Hacker News new | ask | show | jobs
by malcolmhere 3580 days ago
I worked on a product like this for a long while, so I can appreciate how hard the problem is you are trying to solve. Some things I realized along the way:

* Price capture needs to happen in a headless browser (e.g. PhantomJS), rather than just capturing the HTML with a GET. Too many sites use JavaScript to make raw HTML analysis feasible.

* You can get > 50% of the pricing information with fairly simple matching on the class/id value in the HTML tag. But you need a headless browser to make sure the tag is visible. And since most product pages contain multiple prices, you need some heuristic to determine the relevant price. Oh, and watch of out for "reduced from" prices too (e.g. "Old Price: $50, New Price: $35".
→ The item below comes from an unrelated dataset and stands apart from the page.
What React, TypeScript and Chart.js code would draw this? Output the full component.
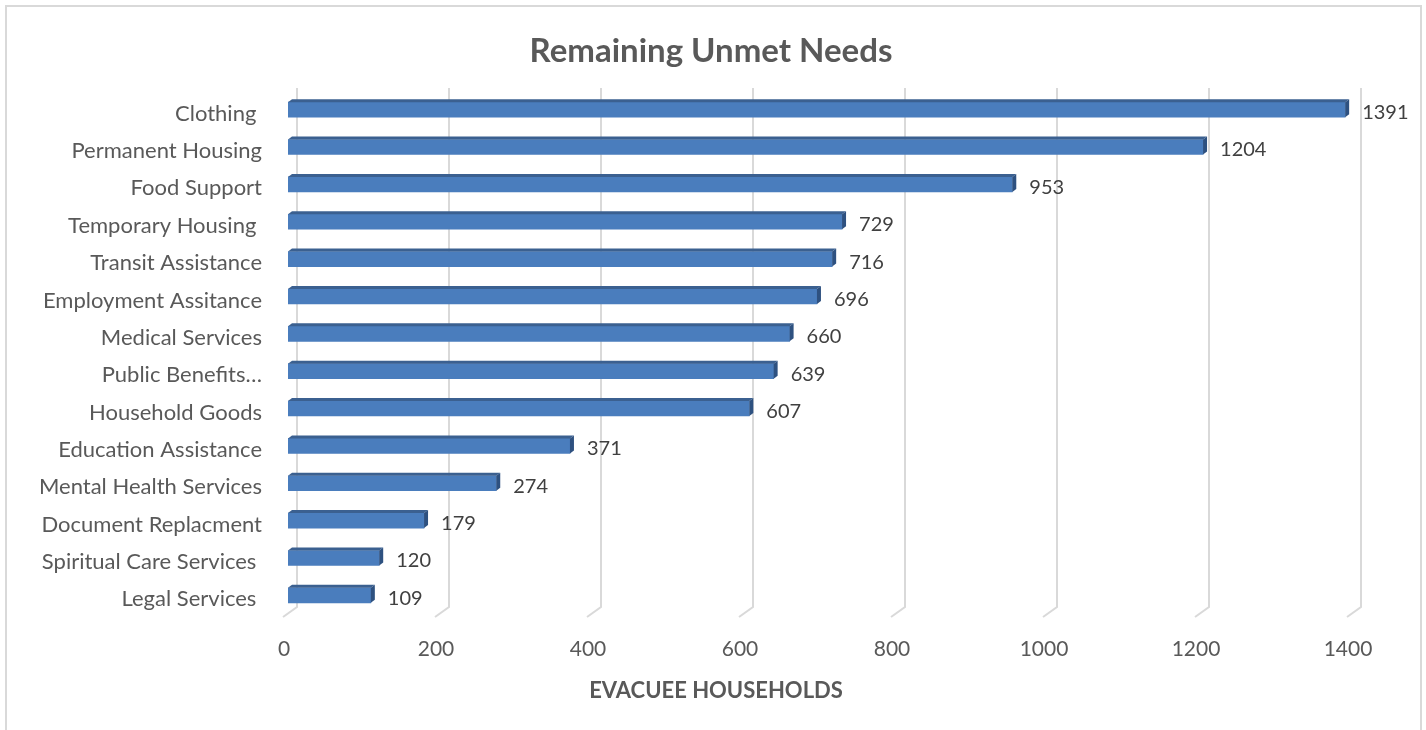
import React, { useEffect, useRef } from "react";
import { Chart, registerables } from "chart.js";

Chart.register(...registerables);

const categories = [
  "Clothing ",
  "Permanent Housing",
  "Food Support",
  "Temporary Housing ",
  "Transit Assistance",
  "Employment Assitance",
  "Medical Services",
  "Public Benefits…",
  "Household Goods",
  "Education Assistance",
  "Mental Health Services",
  "Document Replacment",
  "Spiritual Care Services ",
  "Legal Services ",
];
const values = [1391, 1204, 953, 729, 716, 696, 660, 639, 607, 371, 274, 179, 120, 109];
const xTickValues = [0, 200, 400, 600, 800, 1000, 1200, 1400];
const chartTitle = "Remaining Unmet Needs";
const xAxisTitle = "EVACUEE HOUSEHOLDS";

const FONT = "Lato, 'Open Sans', sans-serif";

const decorPlugin = {
  id: "decor",
  beforeDraw(chart: any) {
    const ctx = chart.ctx;
    ctx.save();
    ctx.fillStyle = "#ffffff";
    ctx.fillRect(0, 0, chart.width, chart.height);
    ctx.strokeStyle = "#d9d9d9";
    ctx.lineWidth = 2;
    ctx.strokeRect(6, 6, 1415, chart.height + 10);
    ctx.restore();
  },
  beforeDatasetsDraw(chart: any) {
    const ctx = chart.ctx;
    const xs = chart.scales.x;
    const area = chart.chartArea;
    ctx.save();
    ctx.strokeStyle = "#d9d9d9";
    ctx.lineWidth = 2;
    xTickValues.forEach((v) => {
      const px = xs.getPixelForValue(v);
      ctx.beginPath();
      ctx.moveTo(px + 9, area.top - 3);
      ctx.lineTo(px + 9, area.bottom - 7);
      ctx.lineTo(px - 5, area.bottom + 3);
      ctx.stroke();
    });
    ctx.restore();
  },
  afterDatasetsDraw(chart: any) {
    const ctx = chart.ctx;
    const meta = chart.getDatasetMeta(0);
    ctx.save();
    meta.data.forEach((bar: any, i: number) => {
      const x0 = bar.base;
      const x1 = bar.x;
      const top = bar.y - bar.height / 2;
      const bottom = bar.y + bar.height / 2;
      const dx = 4;
      const dy = 3;
      ctx.fillStyle = "#3b6090";
      ctx.beginPath();
      ctx.moveTo(x0, top);
      ctx.lineTo(x0 + dx, top - dy);
      ctx.lineTo(x1 + dx, top - dy);
      ctx.lineTo(x1, top);
      ctx.closePath();
      ctx.fill();
      ctx.fillStyle = "#2e5180";
      ctx.beginPath();
      ctx.moveTo(x1, top);
      ctx.lineTo(x1 + dx, top - dy);
      ctx.lineTo(x1 + dx, bottom - dy);
      ctx.lineTo(x1, bottom);
      ctx.closePath();
      ctx.fill();
      ctx.fillStyle = "#404040";
      ctx.font = `20px ${FONT}`;
      ctx.textAlign = "left";
      ctx.textBaseline = "middle";
      ctx.fillText(String(values[i]), x1 + 17, bar.y + 3);
    });
    ctx.restore();
  },
  afterDraw(chart: any) {
    const ctx = chart.ctx;
    ctx.save();
    ctx.fillStyle = "#595959";
    ctx.textAlign = "center";
    ctx.textBaseline = "middle";
    ctx.font = `bold 33px ${FONT}`;
    ctx.fillText(chartTitle, 711, 51);
    ctx.font = `bold 22px ${FONT}`;
    ctx.fillText(xAxisTitle, 716, 691);
    ctx.restore();
  },
};

export default function App() {
  const canvasRef = useRef<HTMLCanvasElement>(null);

  useEffect(() => {
    document.body.style.margin = "0";
    const canvas = canvasRef.current;
    if (!canvas) return;
    const chart = new Chart(canvas, {
      type: "bar",
      data: {
        labels: categories,
        datasets: [
          {
            data: values,
            backgroundColor: "#4a7dbd",
            borderWidth: 0,
            barThickness: 15,
          },
        ],
      },
      options: {
        indexAxis: "y",
        responsive: false,
        animation: false,
        maintainAspectRatio: false,
        layout: { padding: { top: 91, right: 74, left: 0, bottom: 0 } },
        plugins: {
          legend: { display: false },
          title: { display: false },
          tooltip: { enabled: false },
        },
        scales: {
          x: {
            min: 0,
            max: 1400,
            afterFit: (scale: any) => {
              scale.height = 116;
            },
            afterBuildTicks: (scale: any) => {
              scale.ticks = xTickValues.map((v) => ({ value: v }));
            },
            grid: { display: false, drawTicks: false, tickLength: 0 },
            border: { display: false },
            ticks: {
              color: "#595959",
              font: { family: FONT, size: 21 },
              padding: 23,
              labelOffset: -4,
              maxRotation: 0,
              callback: (v: any) => String(v),
            },
          },
          y: {
            afterFit: (scale: any) => {
              scale.width = 288;
            },
            grid: { display: false, drawTicks: false, tickLength: 0 },
            border: { display: false },
            ticks: {
              color: "#595959",
              font: { family: FONT, size: 22 },
              padding: 26,
              labelOffset: 4,
              autoSkip: false,
            },
          },
        },
      },
      plugins: [decorPlugin],
    } as any);
    return () => chart.destroy();
  }, []);

  return (
    <div style={{ position: "absolute", left: 0, top: 0, width: 1426, height: 730 }}>
      <canvas ref={canvasRef} width={1426} height={730} style={{ width: 1426, height: 730, display: "block" }} />
    </div>
  );
}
* It doesn't hurt to be able to override the general heuristic on a domain-by-domain basis, saved me a lot of headaches.

* You need to be honest with yourself about how reliable the price capture algorithm is, and built up a regression database of known good pages, so when you change the algorithm, nothing else breaks. Also, you need to keep ahead of site redesigns!

* Product URLs tend to look messy, but tend not to change very often, if at all. I was worried about retailers e.g. changing product identifiers, but changing URLs hurts their SEO, so they don't do it. You will find "zombie" products, though - things which appear to be still on sale, but aren't linked anywhere on the site. Deciding when a product is sold out is tricky.

* The best user experience presents the items the user is watching as a "shopping basket". (I took design cues from Pinterest.) For a really slick experience, you should pick out the product name and image (Facebook meta-data helps here) and include them in you "pinned" products.

* Cutting-and-pasting URLs is a hassle. Consider writing a browser extension or a bookmarklet - users don't like to have the browsing flow interrupted by having to click across tabs. Having the price capture done inline on the page really impresses people.

Best of luck with this! I'm yet to see someone solve this problem well, and I eventually moved on other things after losing a lot of my hair. :-)

1 comments

Really interesting feedback. Thanks!